WORK TO COMPLETE — Make an exact copy, from the records below, of the lines from the line containing "Convert this chart to matplotlib code." to the line containing "return 1 - y / H", both lines included, excluding pictures.

DATA EXTRACT —
-*-
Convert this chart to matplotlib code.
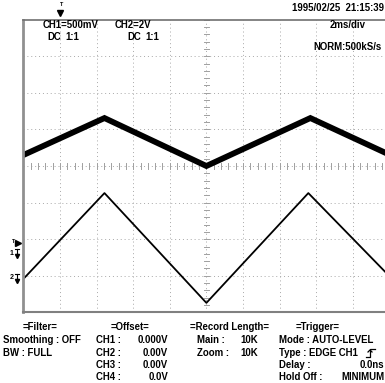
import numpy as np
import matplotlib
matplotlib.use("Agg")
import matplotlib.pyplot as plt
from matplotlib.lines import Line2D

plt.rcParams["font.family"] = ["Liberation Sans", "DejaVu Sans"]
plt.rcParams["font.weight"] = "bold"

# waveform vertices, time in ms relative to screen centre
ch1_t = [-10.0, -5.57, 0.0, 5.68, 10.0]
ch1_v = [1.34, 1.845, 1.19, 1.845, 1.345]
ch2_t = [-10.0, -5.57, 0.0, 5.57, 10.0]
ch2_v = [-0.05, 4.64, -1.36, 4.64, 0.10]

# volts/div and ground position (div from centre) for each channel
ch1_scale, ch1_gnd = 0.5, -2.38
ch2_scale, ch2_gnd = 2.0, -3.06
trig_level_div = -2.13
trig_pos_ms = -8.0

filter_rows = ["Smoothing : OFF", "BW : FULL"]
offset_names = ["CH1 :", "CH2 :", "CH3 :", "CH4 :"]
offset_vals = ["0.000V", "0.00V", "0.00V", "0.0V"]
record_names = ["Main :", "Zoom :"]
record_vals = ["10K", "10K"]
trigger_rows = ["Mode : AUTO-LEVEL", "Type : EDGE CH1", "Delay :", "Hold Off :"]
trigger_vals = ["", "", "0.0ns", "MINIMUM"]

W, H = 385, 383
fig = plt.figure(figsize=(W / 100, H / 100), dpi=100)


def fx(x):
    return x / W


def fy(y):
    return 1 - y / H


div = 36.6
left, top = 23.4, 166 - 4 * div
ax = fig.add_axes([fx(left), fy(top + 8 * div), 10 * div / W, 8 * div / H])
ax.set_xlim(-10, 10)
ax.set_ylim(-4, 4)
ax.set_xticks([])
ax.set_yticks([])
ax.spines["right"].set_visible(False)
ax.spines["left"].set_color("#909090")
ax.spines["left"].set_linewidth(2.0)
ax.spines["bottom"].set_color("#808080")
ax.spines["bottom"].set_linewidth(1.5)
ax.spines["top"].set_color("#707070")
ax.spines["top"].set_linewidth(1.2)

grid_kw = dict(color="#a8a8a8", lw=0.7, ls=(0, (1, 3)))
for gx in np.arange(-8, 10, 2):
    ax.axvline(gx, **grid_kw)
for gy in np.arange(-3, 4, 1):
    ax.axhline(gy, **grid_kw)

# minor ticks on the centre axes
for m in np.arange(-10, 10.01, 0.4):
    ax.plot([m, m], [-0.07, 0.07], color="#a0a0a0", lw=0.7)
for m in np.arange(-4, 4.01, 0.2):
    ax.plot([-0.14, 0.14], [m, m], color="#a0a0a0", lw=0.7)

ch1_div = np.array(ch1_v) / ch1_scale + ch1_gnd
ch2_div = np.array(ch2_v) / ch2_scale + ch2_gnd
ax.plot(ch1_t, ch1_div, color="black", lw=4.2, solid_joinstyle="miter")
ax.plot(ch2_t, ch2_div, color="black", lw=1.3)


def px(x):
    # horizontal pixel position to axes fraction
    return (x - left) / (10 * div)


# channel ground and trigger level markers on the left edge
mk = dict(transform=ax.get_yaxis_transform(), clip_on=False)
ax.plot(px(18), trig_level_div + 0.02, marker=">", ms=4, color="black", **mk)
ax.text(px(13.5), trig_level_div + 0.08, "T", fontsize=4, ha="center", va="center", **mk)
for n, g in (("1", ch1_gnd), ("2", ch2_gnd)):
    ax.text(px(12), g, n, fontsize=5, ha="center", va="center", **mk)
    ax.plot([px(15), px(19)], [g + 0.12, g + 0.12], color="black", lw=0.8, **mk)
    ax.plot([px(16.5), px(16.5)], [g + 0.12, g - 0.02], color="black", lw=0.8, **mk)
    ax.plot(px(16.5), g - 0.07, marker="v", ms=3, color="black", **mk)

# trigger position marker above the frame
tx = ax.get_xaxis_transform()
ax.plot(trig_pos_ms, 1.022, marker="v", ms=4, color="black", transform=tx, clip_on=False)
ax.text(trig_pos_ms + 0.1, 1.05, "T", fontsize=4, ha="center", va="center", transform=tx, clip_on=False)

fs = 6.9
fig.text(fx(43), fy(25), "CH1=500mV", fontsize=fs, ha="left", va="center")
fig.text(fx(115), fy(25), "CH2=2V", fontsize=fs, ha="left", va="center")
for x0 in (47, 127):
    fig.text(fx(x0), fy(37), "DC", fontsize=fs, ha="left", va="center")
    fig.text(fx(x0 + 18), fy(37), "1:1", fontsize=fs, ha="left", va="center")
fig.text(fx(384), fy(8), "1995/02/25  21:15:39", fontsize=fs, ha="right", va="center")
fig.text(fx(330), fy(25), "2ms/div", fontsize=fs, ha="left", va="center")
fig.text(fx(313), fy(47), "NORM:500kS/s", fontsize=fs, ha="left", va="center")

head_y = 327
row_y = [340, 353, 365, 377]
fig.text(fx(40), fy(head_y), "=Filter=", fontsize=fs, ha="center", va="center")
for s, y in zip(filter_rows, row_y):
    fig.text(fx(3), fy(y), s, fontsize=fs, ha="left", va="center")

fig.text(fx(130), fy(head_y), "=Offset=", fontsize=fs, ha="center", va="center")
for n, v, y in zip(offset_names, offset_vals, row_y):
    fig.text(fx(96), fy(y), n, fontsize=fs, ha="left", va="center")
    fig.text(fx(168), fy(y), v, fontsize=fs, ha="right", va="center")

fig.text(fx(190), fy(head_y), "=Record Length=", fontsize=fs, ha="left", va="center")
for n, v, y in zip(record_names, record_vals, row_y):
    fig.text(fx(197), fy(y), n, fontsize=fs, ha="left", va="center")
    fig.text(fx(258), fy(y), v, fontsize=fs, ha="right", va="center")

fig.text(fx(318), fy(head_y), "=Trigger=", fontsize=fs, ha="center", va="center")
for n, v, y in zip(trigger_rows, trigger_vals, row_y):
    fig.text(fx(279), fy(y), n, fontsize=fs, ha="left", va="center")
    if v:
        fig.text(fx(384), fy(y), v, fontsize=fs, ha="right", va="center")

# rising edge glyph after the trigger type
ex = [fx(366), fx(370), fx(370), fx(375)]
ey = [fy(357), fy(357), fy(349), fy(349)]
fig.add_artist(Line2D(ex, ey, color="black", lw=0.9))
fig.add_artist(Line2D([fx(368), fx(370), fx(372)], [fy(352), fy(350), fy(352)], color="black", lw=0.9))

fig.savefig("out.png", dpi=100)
-*-
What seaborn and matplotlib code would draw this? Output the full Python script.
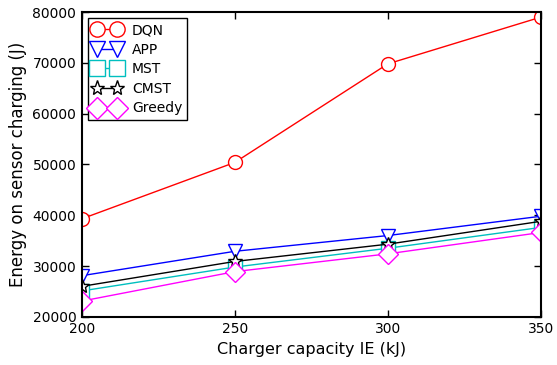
-*-
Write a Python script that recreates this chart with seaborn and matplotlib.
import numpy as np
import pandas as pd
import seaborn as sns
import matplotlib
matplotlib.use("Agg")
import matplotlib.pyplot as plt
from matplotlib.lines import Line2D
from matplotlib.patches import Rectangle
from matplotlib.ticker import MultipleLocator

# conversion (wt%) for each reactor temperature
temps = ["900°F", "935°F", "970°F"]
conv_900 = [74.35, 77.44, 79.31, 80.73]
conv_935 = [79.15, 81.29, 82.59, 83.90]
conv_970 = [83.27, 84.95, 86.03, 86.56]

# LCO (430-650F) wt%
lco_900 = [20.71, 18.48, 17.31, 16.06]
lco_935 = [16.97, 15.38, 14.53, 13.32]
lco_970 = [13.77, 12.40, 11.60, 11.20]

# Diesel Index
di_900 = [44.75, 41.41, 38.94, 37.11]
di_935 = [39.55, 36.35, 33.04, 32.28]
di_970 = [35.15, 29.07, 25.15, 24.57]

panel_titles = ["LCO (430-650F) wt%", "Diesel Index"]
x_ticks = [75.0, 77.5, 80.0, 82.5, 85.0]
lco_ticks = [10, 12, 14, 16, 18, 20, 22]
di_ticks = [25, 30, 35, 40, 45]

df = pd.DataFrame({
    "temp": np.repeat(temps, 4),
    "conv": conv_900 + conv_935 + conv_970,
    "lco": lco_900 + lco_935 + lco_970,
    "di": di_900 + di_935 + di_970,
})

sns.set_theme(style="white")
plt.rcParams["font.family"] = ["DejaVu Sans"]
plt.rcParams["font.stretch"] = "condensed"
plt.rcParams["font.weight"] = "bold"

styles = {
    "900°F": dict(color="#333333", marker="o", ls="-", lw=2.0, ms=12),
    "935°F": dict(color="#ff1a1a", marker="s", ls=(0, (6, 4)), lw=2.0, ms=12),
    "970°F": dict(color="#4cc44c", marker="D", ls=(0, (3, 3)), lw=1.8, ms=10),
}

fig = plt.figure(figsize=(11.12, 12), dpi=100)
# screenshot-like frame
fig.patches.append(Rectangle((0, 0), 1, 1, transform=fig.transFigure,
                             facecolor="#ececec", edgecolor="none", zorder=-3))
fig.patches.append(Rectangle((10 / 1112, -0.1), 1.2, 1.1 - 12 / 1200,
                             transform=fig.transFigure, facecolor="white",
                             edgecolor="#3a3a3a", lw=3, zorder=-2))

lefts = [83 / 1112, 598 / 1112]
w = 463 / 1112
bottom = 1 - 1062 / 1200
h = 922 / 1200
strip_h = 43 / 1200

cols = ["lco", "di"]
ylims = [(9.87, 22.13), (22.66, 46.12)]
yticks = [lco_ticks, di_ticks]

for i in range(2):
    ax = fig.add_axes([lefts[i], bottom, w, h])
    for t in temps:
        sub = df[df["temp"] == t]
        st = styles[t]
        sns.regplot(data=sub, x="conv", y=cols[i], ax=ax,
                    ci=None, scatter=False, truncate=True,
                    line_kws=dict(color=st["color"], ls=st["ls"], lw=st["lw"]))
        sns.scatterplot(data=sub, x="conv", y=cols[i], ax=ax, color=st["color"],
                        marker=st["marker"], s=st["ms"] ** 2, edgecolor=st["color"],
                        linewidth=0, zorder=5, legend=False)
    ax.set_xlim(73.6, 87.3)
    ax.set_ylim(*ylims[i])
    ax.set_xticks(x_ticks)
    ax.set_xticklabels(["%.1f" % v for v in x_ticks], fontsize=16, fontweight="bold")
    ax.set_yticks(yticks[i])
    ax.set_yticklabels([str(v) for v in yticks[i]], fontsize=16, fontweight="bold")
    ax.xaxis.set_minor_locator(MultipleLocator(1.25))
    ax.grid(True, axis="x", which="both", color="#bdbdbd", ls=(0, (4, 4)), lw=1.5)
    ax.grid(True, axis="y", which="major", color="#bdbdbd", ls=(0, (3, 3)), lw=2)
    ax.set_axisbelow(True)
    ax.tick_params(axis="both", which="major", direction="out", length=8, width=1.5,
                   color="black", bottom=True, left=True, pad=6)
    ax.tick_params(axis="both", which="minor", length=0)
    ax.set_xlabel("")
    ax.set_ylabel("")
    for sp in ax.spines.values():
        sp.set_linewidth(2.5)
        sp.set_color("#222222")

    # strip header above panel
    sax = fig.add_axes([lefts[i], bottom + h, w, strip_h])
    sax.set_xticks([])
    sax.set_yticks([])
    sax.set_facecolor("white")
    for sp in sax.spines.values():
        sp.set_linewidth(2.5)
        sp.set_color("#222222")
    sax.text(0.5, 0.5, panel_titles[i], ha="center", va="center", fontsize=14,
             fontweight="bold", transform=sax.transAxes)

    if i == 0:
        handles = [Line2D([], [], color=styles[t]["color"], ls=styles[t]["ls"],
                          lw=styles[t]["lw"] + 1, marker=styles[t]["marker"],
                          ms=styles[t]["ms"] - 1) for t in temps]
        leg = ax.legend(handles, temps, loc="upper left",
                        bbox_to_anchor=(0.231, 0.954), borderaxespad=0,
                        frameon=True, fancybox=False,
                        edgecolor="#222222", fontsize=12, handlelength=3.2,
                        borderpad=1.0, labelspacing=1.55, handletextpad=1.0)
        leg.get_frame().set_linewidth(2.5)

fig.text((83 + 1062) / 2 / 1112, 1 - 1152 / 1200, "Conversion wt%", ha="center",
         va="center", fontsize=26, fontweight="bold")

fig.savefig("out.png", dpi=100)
-*-
SOLUTION TO THIS PROBLEM —
Convert this chart to matplotlib code.
import numpy as np
import matplotlib
matplotlib.use("Agg")
import matplotlib.pyplot as plt
from matplotlib.lines import Line2D

plt.rcParams["font.family"] = ["Liberation Sans", "DejaVu Sans"]
plt.rcParams["font.weight"] = "bold"

# waveform vertices, time in ms relative to screen centre
ch1_t = [-10.0, -5.57, 0.0, 5.68, 10.0]
ch1_v = [1.34, 1.845, 1.19, 1.845, 1.345]
ch2_t = [-10.0, -5.57, 0.0, 5.57, 10.0]
ch2_v = [-0.05, 4.64, -1.36, 4.64, 0.10]

# volts/div and ground position (div from centre) for each channel
ch1_scale, ch1_gnd = 0.5, -2.38
ch2_scale, ch2_gnd = 2.0, -3.06
trig_level_div = -2.13
trig_pos_ms = -8.0

filter_rows = ["Smoothing : OFF", "BW : FULL"]
offset_names = ["CH1 :", "CH2 :", "CH3 :", "CH4 :"]
offset_vals = ["0.000V", "0.00V", "0.00V", "0.0V"]
record_names = ["Main :", "Zoom :"]
record_vals = ["10K", "10K"]
trigger_rows = ["Mode : AUTO-LEVEL", "Type : EDGE CH1", "Delay :", "Hold Off :"]
trigger_vals = ["", "", "0.0ns", "MINIMUM"]

W, H = 385, 383
fig = plt.figure(figsize=(W / 100, H / 100), dpi=100)


def fx(x):
    return x / W


def fy(y):
    return 1 - y / H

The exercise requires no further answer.